WHAT YOU NEED TO DO: Without including any pictures, write out the listing below exactly.

:: GIVEN MATERIAL

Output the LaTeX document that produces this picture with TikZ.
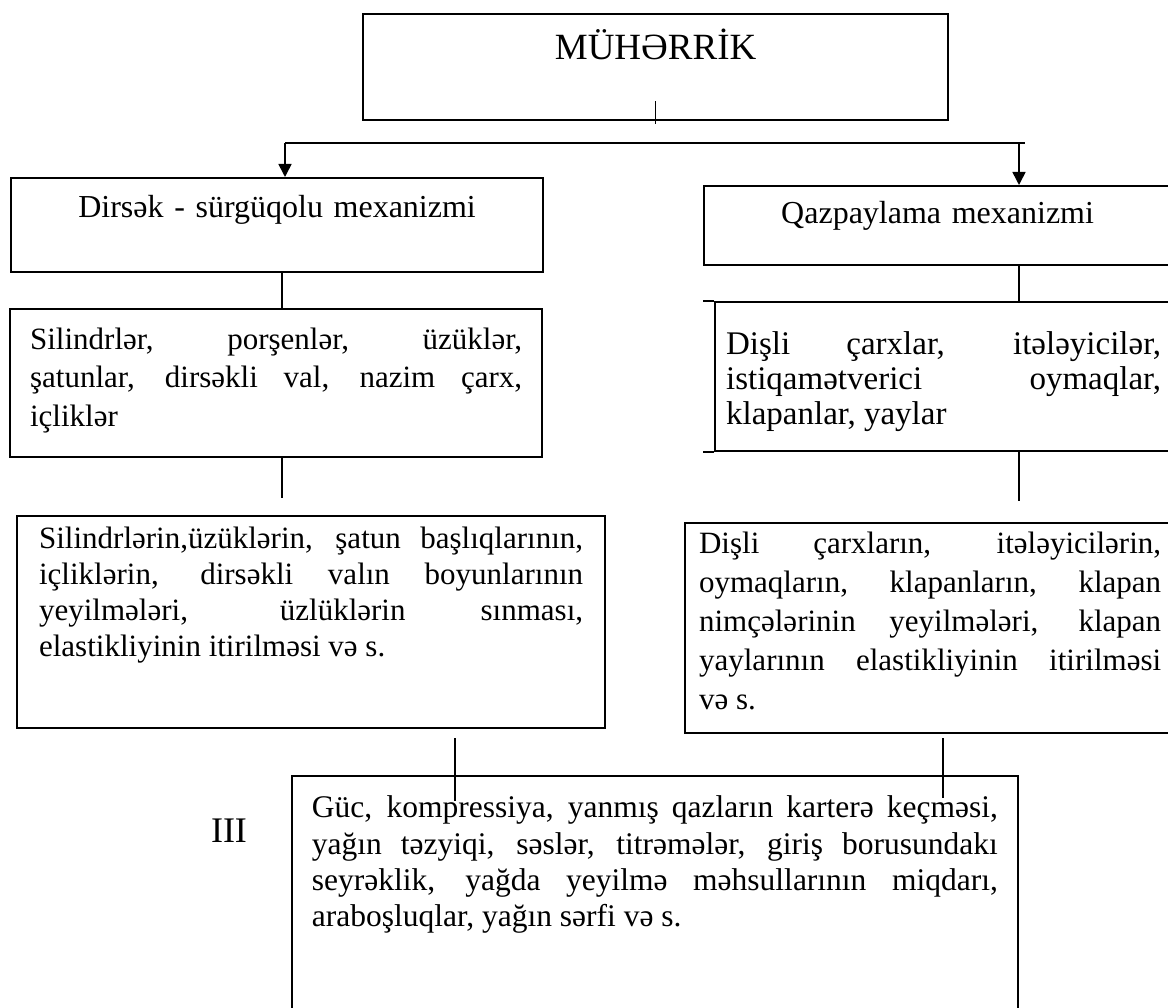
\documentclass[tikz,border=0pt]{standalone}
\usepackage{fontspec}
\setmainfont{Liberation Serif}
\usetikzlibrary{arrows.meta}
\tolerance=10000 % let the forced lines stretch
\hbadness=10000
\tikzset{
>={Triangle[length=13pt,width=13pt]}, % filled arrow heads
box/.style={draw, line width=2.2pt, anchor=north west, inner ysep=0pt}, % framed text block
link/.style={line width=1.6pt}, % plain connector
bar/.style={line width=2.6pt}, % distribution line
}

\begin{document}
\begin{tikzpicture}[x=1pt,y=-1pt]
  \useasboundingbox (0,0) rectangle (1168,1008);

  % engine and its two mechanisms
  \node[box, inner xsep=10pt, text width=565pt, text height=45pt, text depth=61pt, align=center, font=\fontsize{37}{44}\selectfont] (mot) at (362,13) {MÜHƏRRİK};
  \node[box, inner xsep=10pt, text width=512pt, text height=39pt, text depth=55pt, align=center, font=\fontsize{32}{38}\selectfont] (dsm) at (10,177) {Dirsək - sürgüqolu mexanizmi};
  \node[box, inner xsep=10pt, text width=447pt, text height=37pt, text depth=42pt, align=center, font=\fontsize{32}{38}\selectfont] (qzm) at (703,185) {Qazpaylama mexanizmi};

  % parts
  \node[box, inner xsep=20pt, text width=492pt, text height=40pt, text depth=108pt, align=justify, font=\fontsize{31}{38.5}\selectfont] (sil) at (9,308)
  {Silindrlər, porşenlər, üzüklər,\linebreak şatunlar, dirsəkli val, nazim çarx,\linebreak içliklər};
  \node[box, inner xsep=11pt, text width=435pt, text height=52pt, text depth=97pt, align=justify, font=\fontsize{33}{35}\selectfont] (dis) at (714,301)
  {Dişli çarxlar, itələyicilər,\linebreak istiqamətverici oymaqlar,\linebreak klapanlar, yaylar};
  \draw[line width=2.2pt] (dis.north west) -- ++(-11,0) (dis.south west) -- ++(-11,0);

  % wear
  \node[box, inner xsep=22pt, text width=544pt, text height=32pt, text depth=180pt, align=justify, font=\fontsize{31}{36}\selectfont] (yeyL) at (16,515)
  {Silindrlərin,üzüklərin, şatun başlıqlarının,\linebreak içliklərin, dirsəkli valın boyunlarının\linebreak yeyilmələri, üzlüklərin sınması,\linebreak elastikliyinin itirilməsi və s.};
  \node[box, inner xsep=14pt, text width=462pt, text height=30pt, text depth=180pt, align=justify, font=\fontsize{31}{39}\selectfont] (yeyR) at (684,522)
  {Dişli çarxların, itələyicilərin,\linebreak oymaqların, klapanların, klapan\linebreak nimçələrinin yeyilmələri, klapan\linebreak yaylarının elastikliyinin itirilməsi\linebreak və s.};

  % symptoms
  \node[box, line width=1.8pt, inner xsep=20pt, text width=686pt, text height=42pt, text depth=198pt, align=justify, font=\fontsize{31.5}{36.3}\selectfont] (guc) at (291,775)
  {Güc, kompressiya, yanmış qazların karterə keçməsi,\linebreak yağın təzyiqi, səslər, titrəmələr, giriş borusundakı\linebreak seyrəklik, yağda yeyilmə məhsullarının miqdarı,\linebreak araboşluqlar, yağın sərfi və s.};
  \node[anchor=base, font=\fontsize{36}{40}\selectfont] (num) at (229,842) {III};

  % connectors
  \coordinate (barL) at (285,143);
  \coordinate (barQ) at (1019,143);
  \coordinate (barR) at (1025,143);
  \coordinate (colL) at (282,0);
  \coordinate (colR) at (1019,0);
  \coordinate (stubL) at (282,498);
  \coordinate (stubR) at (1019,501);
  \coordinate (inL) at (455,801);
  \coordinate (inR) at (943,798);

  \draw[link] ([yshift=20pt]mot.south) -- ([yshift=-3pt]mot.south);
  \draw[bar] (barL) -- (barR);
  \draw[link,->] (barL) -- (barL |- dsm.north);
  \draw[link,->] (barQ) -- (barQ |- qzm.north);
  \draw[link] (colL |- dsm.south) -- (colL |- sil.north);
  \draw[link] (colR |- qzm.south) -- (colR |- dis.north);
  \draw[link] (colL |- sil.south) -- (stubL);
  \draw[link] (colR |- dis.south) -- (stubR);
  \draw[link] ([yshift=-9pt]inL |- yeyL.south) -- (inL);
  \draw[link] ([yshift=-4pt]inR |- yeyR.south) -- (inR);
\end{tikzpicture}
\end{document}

::::

EXERCISE OUTPUT:
Output the LaTeX document that produces this picture with TikZ.
\documentclass[tikz,border=0pt]{standalone}
\usepackage{fontspec}
\setmainfont{Liberation Serif}
\usetikzlibrary{arrows.meta}
\tolerance=10000 % let the forced lines stretch
\hbadness=10000
\tikzset{
>={Triangle[length=13pt,width=13pt]}, % filled arrow heads
box/.style={draw, line width=2.2pt, anchor=north west, inner ysep=0pt}, % framed text block
link/.style={line width=1.6pt}, % plain connector
bar/.style={line width=2.6pt}, % distribution line
}

\begin{document}
\begin{tikzpicture}[x=1pt,y=-1pt]
  \useasboundingbox (0,0) rectangle (1168,1008);

  % engine and its two mechanisms
  \node[box, inner xsep=10pt, text width=565pt, text height=45pt, text depth=61pt, align=center, font=\fontsize{37}{44}\selectfont] (mot) at (362,13) {MÜHƏRRİK};
  \node[box, inner xsep=10pt, text width=512pt, text height=39pt, text depth=55pt, align=center, font=\fontsize{32}{38}\selectfont] (dsm) at (10,177) {Dirsək - sürgüqolu mexanizmi};
  \node[box, inner xsep=10pt, text width=447pt, text height=37pt, text depth=42pt, align=center, font=\fontsize{32}{38}\selectfont] (qzm) at (703,185) {Qazpaylama mexanizmi};

  % parts
  \node[box, inner xsep=20pt, text width=492pt, text height=40pt, text depth=108pt, align=justify, font=\fontsize{31}{38.5}\selectfont] (sil) at (9,308)
  {Silindrlər, porşenlər, üzüklər,\linebreak şatunlar, dirsəkli val, nazim çarx,\linebreak içliklər};
  \node[box, inner xsep=11pt, text width=435pt, text height=52pt, text depth=97pt, align=justify, font=\fontsize{33}{35}\selectfont] (dis) at (714,301)
  {Dişli çarxlar, itələyicilər,\linebreak istiqamətverici oymaqlar,\linebreak klapanlar, yaylar};
  \draw[line width=2.2pt] (dis.north west) -- ++(-11,0) (dis.south west) -- ++(-11,0);

  % wear
  \node[box, inner xsep=22pt, text width=544pt, text height=32pt, text depth=180pt, align=justify, font=\fontsize{31}{36}\selectfont] (yeyL) at (16,515)
  {Silindrlərin,üzüklərin, şatun başlıqlarının,\linebreak içliklərin, dirsəkli valın boyunlarının\linebreak yeyilmələri, üzlüklərin sınması,\linebreak elastikliyinin itirilməsi və s.};
  \node[box, inner xsep=14pt, text width=462pt, text height=30pt, text depth=180pt, align=justify, font=\fontsize{31}{39}\selectfont] (yeyR) at (684,522)
  {Dişli çarxların, itələyicilərin,\linebreak oymaqların, klapanların, klapan\linebreak nimçələrinin yeyilmələri, klapan\linebreak yaylarının elastikliyinin itirilməsi\linebreak və s.};

  % symptoms
  \node[box, line width=1.8pt, inner xsep=20pt, text width=686pt, text height=42pt, text depth=198pt, align=justify, font=\fontsize{31.5}{36.3}\selectfont] (guc) at (291,775)
  {Güc, kompressiya, yanmış qazların karterə keçməsi,\linebreak yağın təzyiqi, səslər, titrəmələr, giriş borusundakı\linebreak seyrəklik, yağda yeyilmə məhsullarının miqdarı,\linebreak araboşluqlar, yağın sərfi və s.};
  \node[anchor=base, font=\fontsize{36}{40}\selectfont] (num) at (229,842) {III};

  % connectors
  \coordinate (barL) at (285,143);
  \coordinate (barQ) at (1019,143);
  \coordinate (barR) at (1025,143);
  \coordinate (colL) at (282,0);
  \coordinate (colR) at (1019,0);
  \coordinate (stubL) at (282,498);
  \coordinate (stubR) at (1019,501);
  \coordinate (inL) at (455,801);
  \coordinate (inR) at (943,798);

  \draw[link] ([yshift=20pt]mot.south) -- ([yshift=-3pt]mot.south);
  \draw[bar] (barL) -- (barR);
  \draw[link,->] (barL) -- (barL |- dsm.north);
  \draw[link,->] (barQ) -- (barQ |- qzm.north);
  \draw[link] (colL |- dsm.south) -- (colL |- sil.north);
  \draw[link] (colR |- qzm.south) -- (colR |- dis.north);
  \draw[link] (colL |- sil.south) -- (stubL);
  \draw[link] (colR |- dis.south) -- (stubR);
  \draw[link] ([yshift=-9pt]inL |- yeyL.south) -- (inL);
  \draw[link] ([yshift=-4pt]inR |- yeyR.south) -- (inR);
\end{tikzpicture}
\end{document}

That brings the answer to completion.